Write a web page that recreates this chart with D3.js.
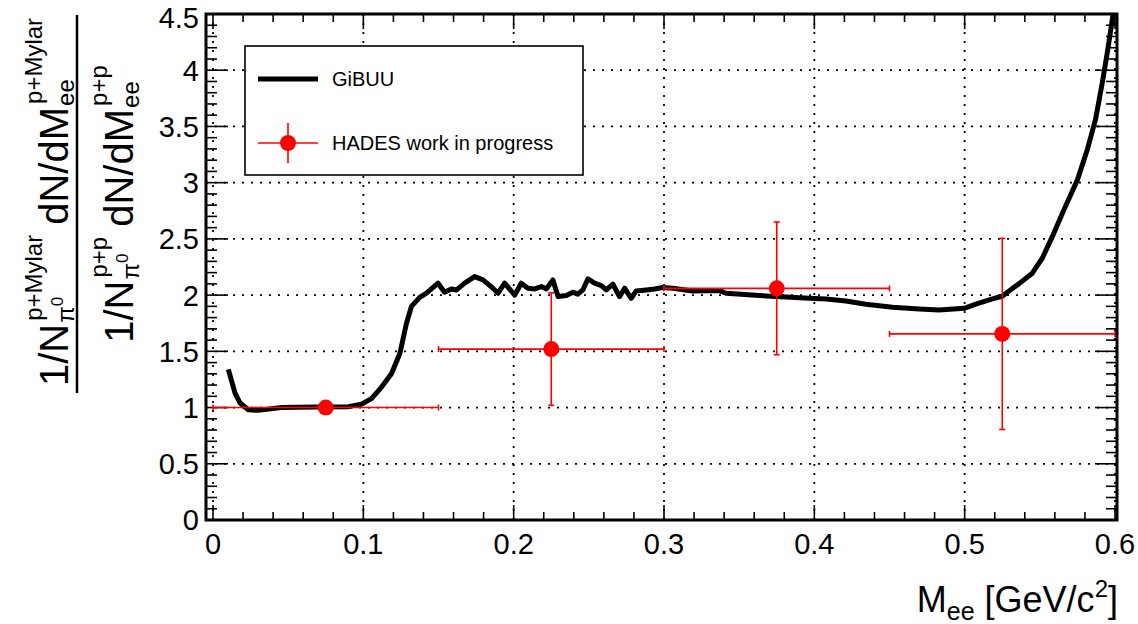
<!DOCTYPE html>
<html><head><meta charset="utf-8">
<script src="https://cdn.jsdelivr.net/npm/d3@7"></script>
<style>
body{margin:0;background:#fff}
svg{display:block}
text{font-family:"Liberation Sans",Arial,Helvetica,sans-serif;fill:#000}
</style>
</head><body>
<svg id="c" width="1138" height="624"></svg>
<script>
// ---------- data ----------
const gibuuX = [0.0102,0.0146,0.018,0.0235,0.030,0.0456,0.068,0.090,0.0988,0.1054,0.112,0.1187,0.1243,0.1287,0.132,0.1375,0.142,0.1497,0.154,0.1586,0.162,0.1674,0.174,0.1796,0.185,0.1896,0.194,0.2007,0.205,0.2095,0.214,0.2184,0.2217,0.2261,0.2295,0.235,0.2394,0.2427,0.246,0.2494,0.2538,0.2583,0.2616,0.266,0.2704,0.2738,0.2782,0.2815,0.2882,0.2937,0.2992,0.3059,0.319,0.337,0.3413,0.3635,0.3745,0.3967,0.4078,0.421,0.4343,0.452,0.4698,0.483,0.4997,0.5074,0.5185,0.525,0.5318,0.536,0.545,0.5517,0.5583,0.566,0.575,0.5815,0.587,0.5915,0.5948,0.5982,0.6005];
const gibuuY = [1.34,1.13,1.04,0.98,0.975,1.0,1.005,1.008,1.03,1.08,1.18,1.30,1.48,1.75,1.90,1.98,2.017,2.106,2.025,2.055,2.046,2.106,2.165,2.135,2.076,2.017,2.106,2.0,2.106,2.061,2.055,2.076,2.055,2.135,1.987,1.996,2.026,2.008,2.046,2.144,2.106,2.085,2.046,2.097,1.987,2.061,1.972,2.037,2.046,2.055,2.067,2.061,2.037,2.04,2.017,1.996,1.987,1.972,1.966,1.948,1.919,1.892,1.877,1.868,1.883,1.919,1.966,1.99,2.06,2.10,2.195,2.33,2.52,2.758,3.025,3.29,3.56,3.885,4.15,4.45,4.65];

const hadesX    = [0.075, 0.225, 0.375, 0.525];
const hadesY    = [1.00, 1.52, 2.06, 1.655];
const hadesXErr = [0.075, 0.075, 0.075, 0.075];
const hadesYErr = [0.00, 0.50, 0.59, 0.85];

const xTickValues = [0, 0.1, 0.2, 0.3, 0.4, 0.5, 0.6];
const xTickLabels = ["0", "0.1", "0.2", "0.3", "0.4", "0.5", "0.6"];
const yTickValues = [0, 0.5, 1, 1.5, 2, 2.5, 3, 3.5, 4, 4.5];
const yTickLabels = ["0", "0.5", "1", "1.5", "2", "2.5", "3", "3.5", "4", "4.5"];
const legendLabels = ["GiBUU", "HADES work in progress"];

// ---------- setup ----------
const svg = d3.select("#c");
const X0 = 206, X1 = 1117, Y0 = 520, Y1 = 14;
const x = d3.scaleLinear().domain([-0.00466, 0.60133]).range([X0, X1]);
const y = d3.scaleLinear().domain([0, 4.5]).range([Y0, Y1]);
const RED = "#ff0000";

svg.append("defs").append("clipPath").attr("id", "plotclip")
  .append("rect").attr("x", X0).attr("y", Y1).attr("width", X1 - X0).attr("height", Y0 - Y1);

// grid
const grid = svg.append("g").attr("stroke", "#000").attr("stroke-width", 1.8).attr("stroke-dasharray", "2,7");
grid.selectAll("line.vx").data(xTickValues).join("line")
  .attr("x1", d => x(d)).attr("x2", d => x(d)).attr("y1", Y0).attr("y2", Y1);
grid.selectAll("line.hy").data(yTickValues).join("line")
  .attr("y1", d => y(d)).attr("y2", d => y(d)).attr("x1", X0).attr("x2", X1);

// ticks
const xMinor = d3.range(0, 31).map(i => i * 0.02);
const yMinor = d3.range(0, 46).map(i => i * 0.1);
const isMajX = v => Math.abs(v * 10 - Math.round(v * 10)) < 1e-6;
const isMajY = v => Math.abs(v * 2 - Math.round(v * 2)) < 1e-6;
const ticks = svg.append("g").attr("stroke", "#000").attr("stroke-width", 1.6);
xMinor.forEach(v => {
  const L = isMajX(v) ? 15 : 8;
  ticks.append("line").attr("x1", x(v)).attr("x2", x(v)).attr("y1", Y0).attr("y2", Y0 - L);
  ticks.append("line").attr("x1", x(v)).attr("x2", x(v)).attr("y1", Y1).attr("y2", Y1 + L);
});
yMinor.forEach(v => {
  const L = isMajY(v) ? 22 : 11;
  ticks.append("line").attr("y1", y(v)).attr("y2", y(v)).attr("x1", X0).attr("x2", X0 + L);
  ticks.append("line").attr("y1", y(v)).attr("y2", y(v)).attr("x1", X1).attr("x2", X1 - L);
});

// tick labels
svg.append("g").selectAll("text").data(xTickValues).join("text")
  .attr("x", d => x(d)).attr("y", 554).attr("text-anchor", "middle")
  .attr("font-size", 29).text((d, i) => xTickLabels[i]);
svg.append("g").selectAll("text").data(yTickValues).join("text")
  .attr("x", 199).attr("y", d => Math.max(y(d), 18)).attr("dy", "0.36em").attr("text-anchor", "end")
  .attr("font-size", 29).text((d, i) => yTickLabels[i]);

// GiBUU curve
const pts = gibuuX.map((v, i) => [v, gibuuY[i]]);
svg.append("path").datum(pts).attr("clip-path", "url(#plotclip)")
  .attr("fill", "none").attr("stroke", "#000").attr("stroke-width", 5)
  .attr("stroke-linejoin", "round")
  .attr("d", d3.line().x(d => x(d[0])).y(d => y(d[1])));

// HADES points
const hd = hadesX.map((v, i) => ({x: v, y: hadesY[i], xe: hadesXErr[i], ye: hadesYErr[i]}));
const hg = svg.append("g").attr("stroke", RED).attr("stroke-width", 1.6);
hd.forEach(d => {
  const cy = y(d.y), xl = x(d.x - d.xe), xr = x(d.x + d.xe);
  hg.append("line").attr("x1", xl).attr("x2", xr).attr("y1", cy).attr("y2", cy);
  hg.append("line").attr("x1", xl).attr("x2", xl).attr("y1", cy - 3).attr("y2", cy + 3);
  hg.append("line").attr("x1", xr).attr("x2", xr).attr("y1", cy - 3).attr("y2", cy + 3);
  if (d.ye > 0) {
    const cx = x(d.x), yt = y(d.y + d.ye), yb = y(d.y - d.ye);
    hg.append("line").attr("x1", cx).attr("x2", cx).attr("y1", yt).attr("y2", yb);
    hg.append("line").attr("x1", cx - 3).attr("x2", cx + 3).attr("y1", yt).attr("y2", yt);
    hg.append("line").attr("x1", cx - 3).attr("x2", cx + 3).attr("y1", yb).attr("y2", yb);
  }
});
svg.append("g").selectAll("circle").data(hd).join("circle")
  .attr("cx", d => x(d.x)).attr("cy", d => y(d.y)).attr("r", 8).attr("fill", RED);

// frame
svg.append("rect").attr("x", X0).attr("y", Y1).attr("width", X1 - X0).attr("height", Y0 - Y1)
  .attr("fill", "none").attr("stroke", "#000").attr("stroke-width", 3);

// legend
const lg = svg.append("g");
lg.append("rect").attr("x", 245).attr("y", 46).attr("width", 338).attr("height", 129)
  .attr("fill", "#fff").attr("stroke", "#000").attr("stroke-width", 1.6);
lg.append("line").attr("x1", 258).attr("x2", 318).attr("y1", 79).attr("y2", 79)
  .attr("stroke", "#000").attr("stroke-width", 5);
lg.append("text").attr("x", 332).attr("y", 86).attr("font-size", 20).text(legendLabels[0]);
lg.append("line").attr("x1", 258).attr("x2", 318).attr("y1", 143).attr("y2", 143)
  .attr("stroke", RED).attr("stroke-width", 1.6);
lg.append("line").attr("x1", 288).attr("x2", 288).attr("y1", 123).attr("y2", 163)
  .attr("stroke", RED).attr("stroke-width", 1.6);
lg.append("circle").attr("cx", 288).attr("cy", 143).attr("r", 8).attr("fill", RED);
lg.append("text").attr("x", 332).attr("y", 150).attr("font-size", 20).text(legendLabels[1]);

// x-axis title
const xt = svg.append("text").attr("x", 1118).attr("y", 612).attr("text-anchor", "end").attr("font-size", 36);
xt.append("tspan").text("M");
xt.append("tspan").attr("font-size", 25).attr("dy", 8).text("ee");
xt.append("tspan").attr("dy", -8).text(" [GeV/c");
xt.append("tspan").attr("font-size", 24).attr("dy", -15).text("2");
xt.append("tspan").attr("dy", 15).text("]");

// y-axis title (fraction, rotated)
const F = 40, f = 24;
function fracLine(baseX, centerY, supTxt) {
  const g = svg.append("g");
  let cur = 0;
  function base(t) {
    const e = g.append("text").attr("x", cur).attr("y", 0).attr("font-size", F).text(t);
    cur += e.node().getComputedTextLength();
  }
  function script(sup, sub, subsup) {
    const s = g.append("text").attr("x", cur + 3).attr("y", -26).attr("font-size", f).text(sup);
    const b = g.append("text").attr("x", cur + 1).attr("y", 6).attr("font-size", f);
    b.append("tspan").text(sub);
    if (subsup) b.append("tspan").attr("font-size", 17).attr("dy", -11).text(subsup);
    cur += Math.max(s.node().getComputedTextLength() + 2, b.node().getComputedTextLength()) + 3;
  }
  base("1/N"); script(supTxt, "\u03c0", "0");
  cur += 8;
  base("dN/dM"); script(supTxt, "ee", null);
  g.attr("transform", `translate(${baseX},${centerY + cur / 2}) rotate(-90)`);
  return cur;
}
fracLine(68, 201, "p+Mylar");
fracLine(133, 203, "p+p");
svg.append("line").attr("x1", 77).attr("x2", 77).attr("y1", 15).attr("y2", 393)
  .attr("stroke", "#000").attr("stroke-width", 2.5);
</script>
</body></html>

# Problem statement
Exactly as written, please give again the lines from the beginning of the listing through the line containing "const hadesYErr = [0.00, 0.50, 0.59, 0.85];", inclusive, without any pictures.

# Correct result
Write a web page that recreates this chart with D3.js.
<!DOCTYPE html>
<html><head><meta charset="utf-8">
<script src="https://cdn.jsdelivr.net/npm/d3@7"></script>
<style>
body{margin:0;background:#fff}
svg{display:block}
text{font-family:"Liberation Sans",Arial,Helvetica,sans-serif;fill:#000}
</style>
</head><body>
<svg id="c" width="1138" height="624"></svg>
<script>
// ---------- data ----------
const gibuuX = [0.0102,0.0146,0.018,0.0235,0.030,0.0456,0.068,0.090,0.0988,0.1054,0.112,0.1187,0.1243,0.1287,0.132,0.1375,0.142,0.1497,0.154,0.1586,0.162,0.1674,0.174,0.1796,0.185,0.1896,0.194,0.2007,0.205,0.2095,0.214,0.2184,0.2217,0.2261,0.2295,0.235,0.2394,0.2427,0.246,0.2494,0.2538,0.2583,0.2616,0.266,0.2704,0.2738,0.2782,0.2815,0.2882,0.2937,0.2992,0.3059,0.319,0.337,0.3413,0.3635,0.3745,0.3967,0.4078,0.421,0.4343,0.452,0.4698,0.483,0.4997,0.5074,0.5185,0.525,0.5318,0.536,0.545,0.5517,0.5583,0.566,0.575,0.5815,0.587,0.5915,0.5948,0.5982,0.6005];
const gibuuY = [1.34,1.13,1.04,0.98,0.975,1.0,1.005,1.008,1.03,1.08,1.18,1.30,1.48,1.75,1.90,1.98,2.017,2.106,2.025,2.055,2.046,2.106,2.165,2.135,2.076,2.017,2.106,2.0,2.106,2.061,2.055,2.076,2.055,2.135,1.987,1.996,2.026,2.008,2.046,2.144,2.106,2.085,2.046,2.097,1.987,2.061,1.972,2.037,2.046,2.055,2.067,2.061,2.037,2.04,2.017,1.996,1.987,1.972,1.966,1.948,1.919,1.892,1.877,1.868,1.883,1.919,1.966,1.99,2.06,2.10,2.195,2.33,2.52,2.758,3.025,3.29,3.56,3.885,4.15,4.45,4.65];

const hadesX    = [0.075, 0.225, 0.375, 0.525];
const hadesY    = [1.00, 1.52, 2.06, 1.655];
const hadesXErr = [0.075, 0.075, 0.075, 0.075];
const hadesYErr = [0.00, 0.50, 0.59, 0.85];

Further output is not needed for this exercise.